Para o psicólogo Jorge Silvério, porém, esta é uma dimensão que é possível trabalhar e que afeta os desportistas de forma diferente. “Aqui cada caso é um caso. Há atletas que usam o público para se galvanizarem e motivarem ainda mais e há outros para quem a presença de público até pode ser um fator que prejudica o rendimento. Estou a lembrar-me, por exemplo, daqueles atletas que normalmente, na sua prática desportiva regular, não têm muita gente a assistir.”

“Claro que isto também se prepara, o facto de de repente entrarem numa piscina e ela estar cheia, ou o facto entrarem num pavilhão e ele estar cheio, ao contrário do que se passa no nosso país, e isso poder ter influência no rendimento desportivo de forma negativa. Mas tudo isso se prepara, sabendo com antecedência. O que se tentou foi reduzir ao mínimo o impacto da ausência de público na prestação desportiva dos atletas”, explica.

Atletas cada vez mais dispostos a falar dos seus problemas

É habitual verem-se os atletas nos Jogos Olímpicos a extravasar os seus sentimentos de forma mais enérgica, tanto na vitória como na derrota. São, afinal de contas, quatro anos de preparação para estes momentos, ou neste caso particular, cinco.

Jorge Silvério acredita que as particularidades em torno destes jogos ajudam a explicar algumas das reações mais intempestivas que se têm visto.

“Eu acho que foi muito importante os Jogos Olímpicos terem-se realizado, porque é um objetivo.

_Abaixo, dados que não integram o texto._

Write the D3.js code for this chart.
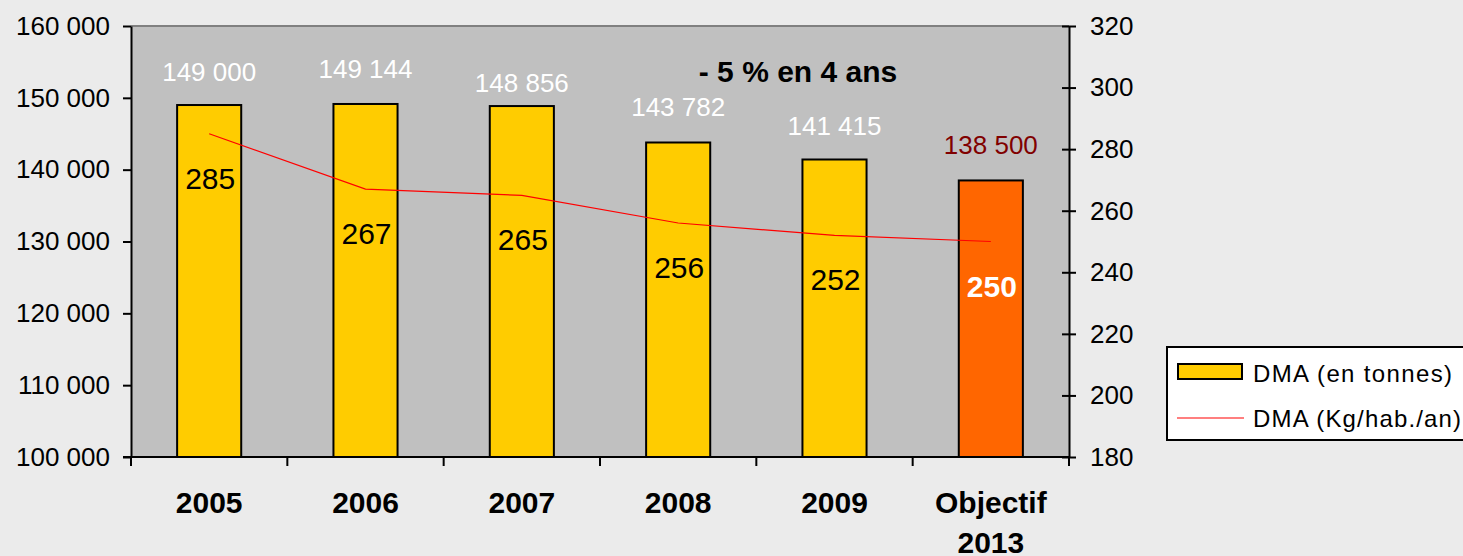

Andaram a lutar por ele durante cinco anos, muitos deles com muitas alterações na sua própria vida, com muitos sacrifícios. Por isso foi excelente que se tenham realizado. Agora, estão a realizar-se numas circunstâncias muito diferentes e muito difíceis. Os atletas estão muito restringidos em relação àquilo que podem fazer e, portanto, obviamente que isso acaba por impactar os atletas e é normal que em termos de reações emocionais haja um menor controlo, e assistimos a algumas reações, quer de euforia, quer de tristeza, que se calhar se fosse um ciclo olímpico normal, não seriam tão evidentes.”

Mas há outro fator. Jorge Silvério sente que os atletas estão cada vez mais confortáveis a falar dos seus problemas emocionais e psicológicos. “A própria Simone Biles dizia isso, o facto de Michael Phelps e da própria Naomi Osaka terem falado do impacto que o desporto tinha na sua saúde mental, também lhe permitiu a ela falar sobre isso com mais à-vontade. Depois isso leva a que outros atletas se sintam também à vontade para falar sobre problemas de que normalmente não falariam.”

“O meio desportivo é um meio muito competitivo e onde não é muito habitual mostrar alguma fragilidade e alguma vulnerabilidade. Abriu-se também um pouco a porta para as questões da saúde mental, que existem entre os atletas, se calhar até há pouco tempo muitos deles sofriam em silêncio, mas agora como há esta maior abertura começam a sentir essa liberdade para poderem falar.”

“Mais importante que falar é sentirem e poderem perceber que há pessoas que as podem ajudar, neste caso os psicólogos do desporto, que podem ajudas a ultrapassar estas dificuldades”, assegura Jorge Silvério.